Today, we discuss one of the great pioneers of military aviation.

Benjamin Delahauf Foulois was born in Connecticut on December 9, 1879. He was educated in public schools and then apprenticed to his father, a plumber. When the Spanish-American War began in 1898, he ran away and used a fake ID to join the military as an engineer. He later joined the regular army, where he saw combat as an infantry lieutenant.

Benjamin Delahauf Foulois (1879-1967)Foulois became avidly interested in aviation, and he piloted the U.S. Army's first dirigible. He then learned how to fly airplanes, teaching himself and taking lessons from the Wright brothers in 1909. He was actually the third pilot in the U.S. Army, but when the two soldiers who learned to fly before him were transferred in 1910, Foulois spent fourteen months as the only pilot in the U.S. military. He soon became the first U.S. military pilot to fly more than 100 miles nonstop, and the first to test the use of radio while in flight.

In 1916, Foulois commanded a team of U.S. airmen who flew missions over Mexico in the search for Pancho Villa. When the U.S. got involved in World War I, Foulois helped to plan the build-up of American air power, then was sent to Europe to oversee the air arm of the American Expeditionary Force.

He held a number of positions after the war, eventually becoming the first pilot to serve as chief of the U.S. Army Air Corps.

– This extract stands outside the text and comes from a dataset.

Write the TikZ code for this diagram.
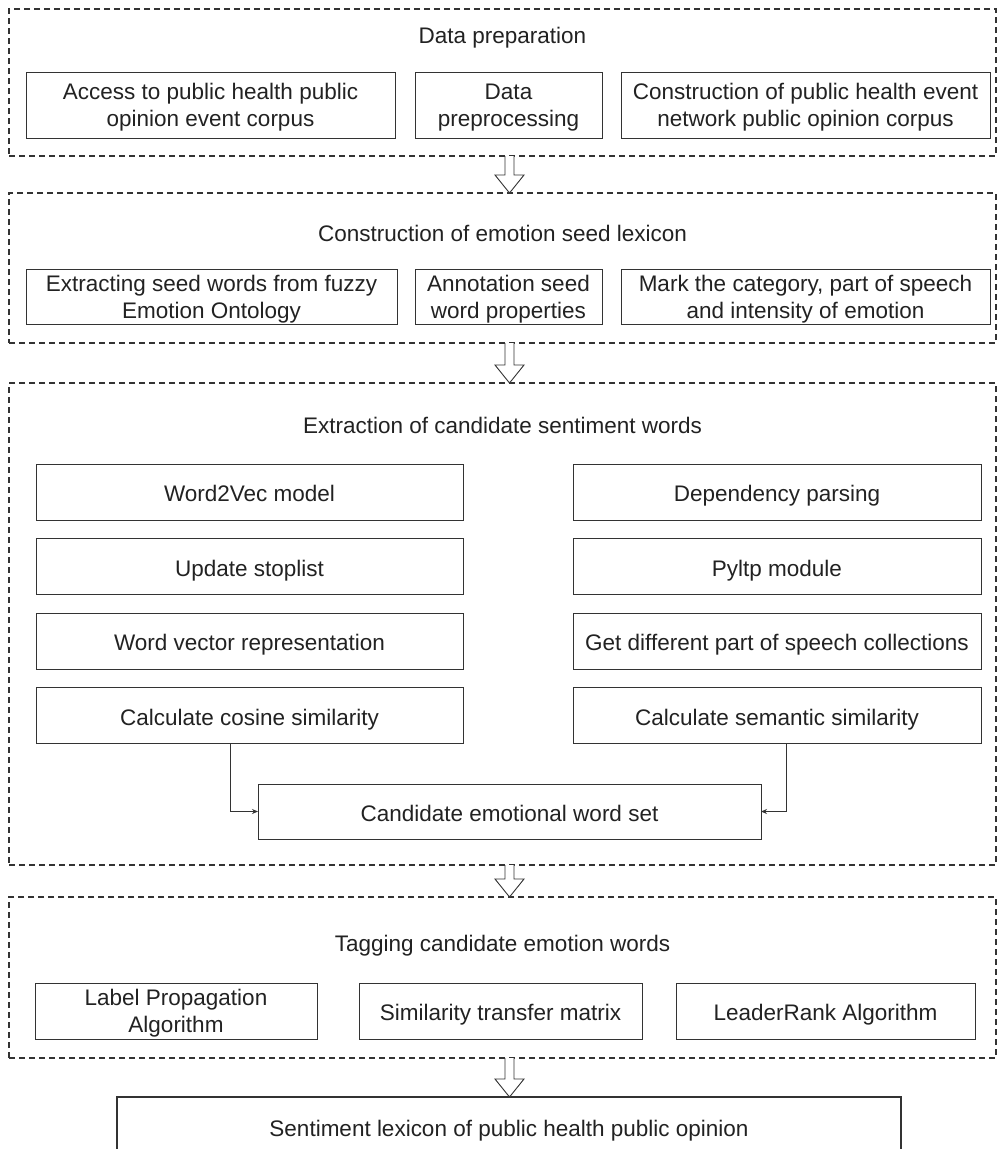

Always a believer in air power, he reorganized the Army's aviation branch, emphasizing the ability to conduct strikes with bombers -- most notably the B-17, which Foulois introduced.

Major General Foulois fought long and hard for the creation of an independent air force and, although he retired in 1935, he lived to see the establishment of the U.S. Air Force in 1947. He then lived another two decades, during which time he enjoyed being one of the last original aviation pioneers -- often giving talks about the history of military aviation, and serving for many years as president of the Air Force Historical Foundation. He died in 1967, at the age of 87.